#### DIRECTIONS FOR THIS TASK:
From the first line of the listing below to the line with "import seaborn as sns", print each line exactly, and nothing more. Leave out the pictures.

#### COLLECTED MATERIAL:

☆ ☆ ☆ ☆ ☆

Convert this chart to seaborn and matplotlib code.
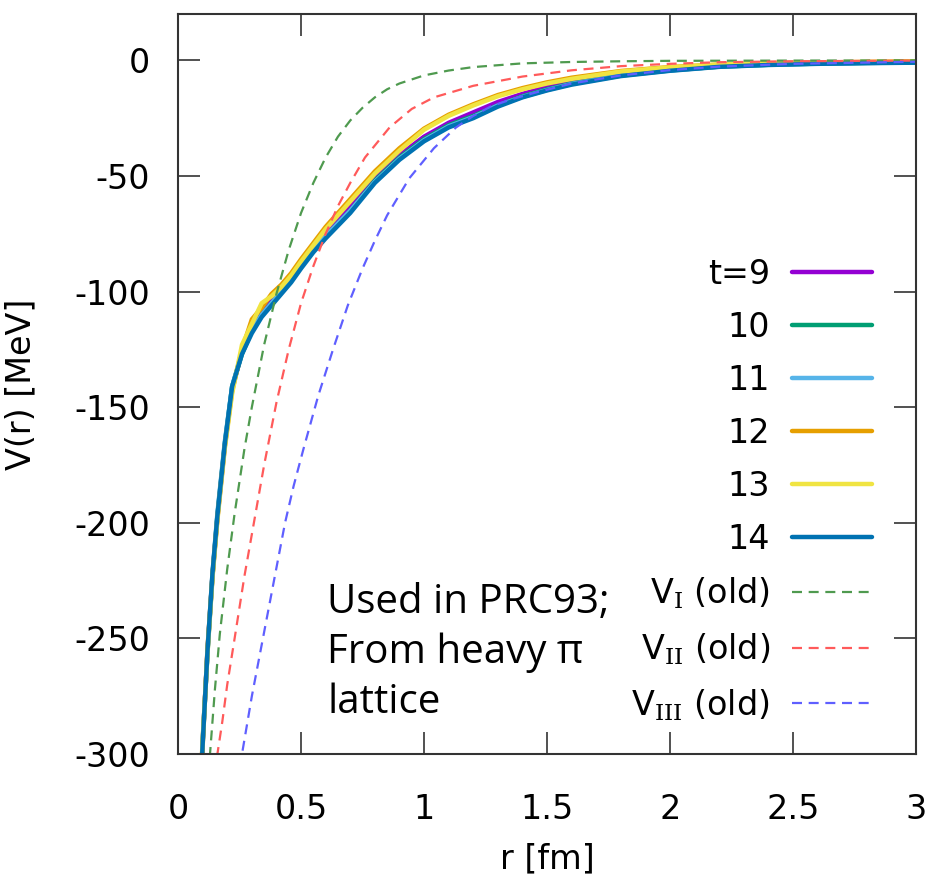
import matplotlib
matplotlib.use('Agg')
import matplotlib.pyplot as plt
import seaborn as sns

# lattice potentials, one curve per sink time t
r_lat = [0.09, 0.10, 0.12, 0.14, 0.16, 0.19, 0.22, 0.26, 0.30, 0.34, 0.38, 0.42, 0.46,
         0.50, 0.55, 0.60, 0.70, 0.80, 0.90, 1.00, 1.10, 1.20, 1.30, 1.40, 1.50, 1.60,
         1.80, 2.00, 2.20, 2.40, 2.60, 2.80, 3.00]
v_t9 = [-318, -295, -255, -223, -198, -167, -142, -126, -116, -109, -104, -99, -94,
        -88, -81, -75, -63, -51, -41, -33, -27, -22.5, -18, -14.5, -11.5, -9.2,
        -5.8, -3.8, -2.4, -1.7, -1.3, -1.0, -0.8]
v_t10 = [-319, -295, -256, -223, -197, -166, -141, -127, -117, -110, -105, -100, -95,
         -89, -82, -76, -65, -52, -42, -34, -28, -24, -19.5, -15.5, -12.5, -10,
         -6.5, -4.3, -2.7, -1.9, -1.4, -1.1, -0.9]
v_t11 = [-320, -296, -255, -222, -196, -165, -141, -126, -117, -110, -105, -100, -95,
         -89, -82, -76, -65, -52.5, -42.5, -34.5, -28.5, -24.5, -19.5, -15.8, -12.8, -10.2,
         -6.6, -4.4, -2.7, -1.9, -1.4, -1.1, -0.9]
v_t12 = [-322, -297, -254, -223, -198, -167, -143, -125, -112, -107, -101, -97, -92,
         -86, -79, -72, -60, -48, -38, -29.5, -23.5, -19, -15, -12, -9.5, -7.5,
         -4.6, -2.9, -1.8, -1.2, -0.9, -0.7, -0.5]
v_t13 = [-318, -294, -256, -224, -199, -168, -144, -123, -114, -105, -102, -98, -93,
         -87, -80, -73, -61, -49, -39, -30, -24, -19.5, -15.5, -12.5, -10, -8,
         -4.8, -3.0, -1.8, -1.3, -0.9, -0.7, -0.5]
v_t14 = [-320, -296, -255, -222, -197, -166, -141, -127, -118, -111, -106, -101, -96,
         -90, -83, -77, -66, -53, -43, -35, -29, -25, -20, -16, -13, -10.5,
         -6.8, -4.5, -2.8, -2.0, -1.5, -1.2, -1.0]

t_labels = ['t=9', '10', '11', '12', '13', '14']
t_colors = ['#9400d3', '#009e73', '#56b4e9', '#e69f00', '#f0e442', '#0072b2']

# old potentials (dashed)
r_I = [0.11, 0.13, 0.15, 0.17, 0.20, 0.23, 0.27, 0.30, 0.35, 0.40, 0.45, 0.50, 0.55,
       0.60, 0.65, 0.70, 0.75, 0.80, 0.85, 0.90, 1.00, 1.10, 1.20, 1.40, 1.60, 1.80,
       2.00, 2.50, 3.00]
v_I = [-330, -300, -272, -248, -220, -196, -168, -150, -123, -101, -82, -66, -53,
       -42, -33, -26, -20.5, -16, -12.5, -10, -6.5, -4.4, -2.9, -1.3, -0.7, -0.4,
       -0.2, -0.1, 0.0]
r_II = [0.14, 0.16, 0.18, 0.20, 0.23, 0.27, 0.31, 0.35, 0.40, 0.45, 0.50, 0.55, 0.60,
        0.65, 0.70, 0.76, 0.86, 0.95, 1.04, 1.12, 1.20, 1.30, 1.40, 1.60, 1.80, 2.00,
        2.20, 2.50, 3.00]
v_II = [-330, -300, -286, -270, -250, -223, -199, -175, -148, -125, -105, -89, -75,
        -63, -53, -42, -29, -21, -16, -13.5, -11, -9, -7, -4.3, -2.5, -1.5,
        -0.8, -0.4, -0.1]
r_III = [0.24, 0.26, 0.30, 0.345, 0.39, 0.435, 0.47, 0.51, 0.57, 0.63, 0.69, 0.75, 0.80,
         0.85, 0.94, 1.04, 1.13, 1.20, 1.27, 1.35, 1.45, 1.60, 1.80, 2.00, 2.20, 2.50, 3.00]
v_III = [-320, -300, -275, -250, -225, -200, -184, -168, -145, -125, -106, -90, -78,
         -67, -51, -38, -29, -24, -20, -17, -14, -10, -6.5, -4.2, -2.7, -1.5, -0.6]

old_labels = [r'V$_{\mathrm{I}}$ (old)', r'V$_{\mathrm{II}}$ (old)', r'V$_{\mathrm{III}}$ (old)']
old_colors = ['#4f9a4f', '#ff5a5a', '#5f5fff']

x_ticks = [0, 0.5, 1, 1.5, 2, 2.5, 3]
x_ticklabels = ['0', '0.5', '1', '1.5', '2', '2.5', '3']
y_ticks = [0, -50, -100, -150, -200, -250, -300]
y_ticklabels = ['0', '-50', '-100', '-150', '-200', '-250', '-300']

sns.set_theme(style='ticks')
plt.rcParams['font.family'] = ['DejaVu Sans']
plt.rcParams['mathtext.fontset'] = 'custom'
plt.rcParams['mathtext.rm'] = 'DejaVu Serif'
plt.rcParams['text.color'] = 'black'
plt.rcParams['axes.labelcolor'] = 'black'

fig, ax = plt.subplots(figsize=(9.32, 8.82), dpi=100)
fig.subplots_adjust(left=0.191, right=0.983, bottom=0.145, top=0.984)

handles = []
for v, lab, col in zip([v_t9, v_t10, v_t11, v_t12, v_t13, v_t14], t_labels, t_colors):
    sns.lineplot(x=r_lat, y=v, color=col, linewidth=3.2, sort=False,
                 estimator=None, ax=ax, label=lab, legend=False)
    handles.append(ax.get_lines()[-1])

for r, v, lab, col in zip([r_I, r_II, r_III], [v_I, v_II, v_III], old_labels, old_colors):
    sns.lineplot(x=r, y=v, color=col, linewidth=1.6, linestyle=(0, (4.5, 3)),
                 sort=False, estimator=None, ax=ax, label=lab, legend=False)
    handles.append(ax.get_lines()[-1])

ax.set_xlim(0, 3)
ax.set_ylim(-300, 20)
ax.set_xticks(x_ticks)
ax.set_xticklabels(x_ticklabels)
ax.set_yticks(y_ticks)
ax.set_yticklabels(y_ticklabels)
ax.tick_params(direction='in', length=16, width=1.2, top=True, right=True,
               labelsize=24, color='#333333', labelcolor='black')
ax.tick_params(axis='x', pad=28)
ax.tick_params(axis='y', pad=20)
for s in ax.spines.values():
    s.set_linewidth(1.5)
    s.set_color('#333333')

ax.set_xlabel('r [fm]', fontsize=24)
ax.set_ylabel('V(r) [MeV]', fontsize=24)
ax.xaxis.set_label_coords(0.5, -0.12)
ax.yaxis.set_label_coords(-0.19, 0.5)

ax.legend(handles, [h.get_label() for h in handles], loc='upper right',
          bbox_to_anchor=(0.94, 0.671), frameon=False, markerfirst=False,
          fontsize=24, handlelength=2.4, handletextpad=0.66, labelspacing=0.6,
          borderpad=0, borderaxespad=0)

ax.text(0.606, -226, 'Used in PRC93;\nFrom heavy π\nlattice', fontsize=29,
        family=['Open Sans', 'DejaVu Sans'], va='top', ha='left', linespacing=1.3)

plt.savefig('out.png', dpi=100)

☆ ☆ ☆ ☆ ☆

#### SOLUTION FOR THIS EXERCISE:
Convert this chart to seaborn and matplotlib code.
import matplotlib
matplotlib.use('Agg')
import matplotlib.pyplot as plt
import seaborn as sns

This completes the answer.